# Ammo at the Fin (Ashland Store)



## Fish_Heads (Jun 2, 2008)

Met up yesterday evening with Carpman from OGF to pick up a battery charger he was selling to me at the Fin in Ashland.

After our parking lot meet up, I went in & found 525 count bricks of 22LR (Federal & CCI) on the shelf @ 29.99 (Limit one), also they had boxes of 9mm and 50 cal ammo cans of .223 as well. (450 rounds of .223 for $259.00 if I remember right).

Just a heads up if you're in the area...........not the cheapest prices, but it is on the shelf.

They limited your purchase to one box or container per caliber, so if you want more than one, take a friend with you.

Fish


----------



## StuckAtHome (Apr 29, 2004)

Stopped in the bps near Toledo, they had picked clean shelves of ammo, almost half pistols sold out.

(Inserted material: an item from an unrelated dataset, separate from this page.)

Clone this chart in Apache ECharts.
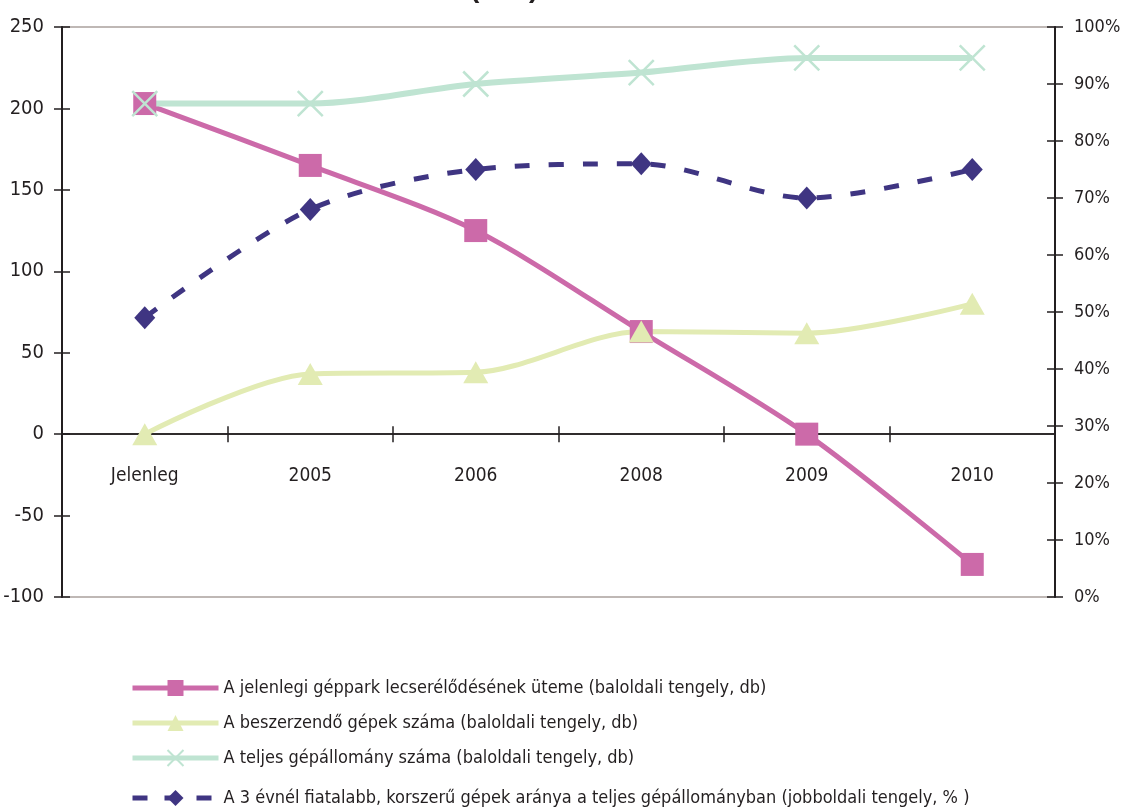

posted using Outdoor Hub Campfire


----------



## tadluvadd (Feb 19, 2012)

nothing like some good ol fashioned price gouging.


----------



## alighthouse (Jul 24, 2006)

FFF just took the sale price away that most were used to paying


----------



## OhioCatter (Feb 26, 2012)

FFF also has a lot of unhappy customers as well. Lets see how their sales drop after all of this.


----------



## Workdog (Jan 10, 2007)

Was just down at TopGun Supply in Chesterland Saturday. Good assortment of pistols, especially Kimbers, Sigs, Rugers, S&W M&Ps. Prices seemed pretty reasonable. Good assortment of black guns on the wall, but I didn't look nor price any. Ammo was very scarce.


----------



## Snakecharmer (Apr 9, 2008)

Workdog said:


> Was just down at TopGun Supply in Chesterland Saturday. Good assortment of pistols, especially Kimbers, Sigs, Rugers, S&W M&Ps. Prices seemed pretty reasonable. Good assortment of black guns on the wall, but I didn't look nor price any. Ammo was very scarce.


Did you stop at Outdoor Supply too? Just up the road 1/4 mile...


----------



## Workdog (Jan 10, 2007)

Snakecharmer said:


> Did you stop at Outdoor Supply too? Just up the road 1/4 mile...


Wish I woulda known that. Dang...


----------



## Snakecharmer (Apr 9, 2008)

Workdog said:


> Wish I woulda known that. Dang...


Go west on Mayfield cross 306 keep going west. It in the little plaza between Arby's and McDonalds. It's the old Pistol Pete's store.


----------



## Workdog (Jan 10, 2007)

Snakecharmer said:


> Go west on Mayfield cross 306 keep going west. It in the little plaza between Arby's and McDonalds. It's the old Pistol Pete's store.


I'm an hour away from there. Next time I'm in the area I'll definitely check it out. Thanks for the info.


----------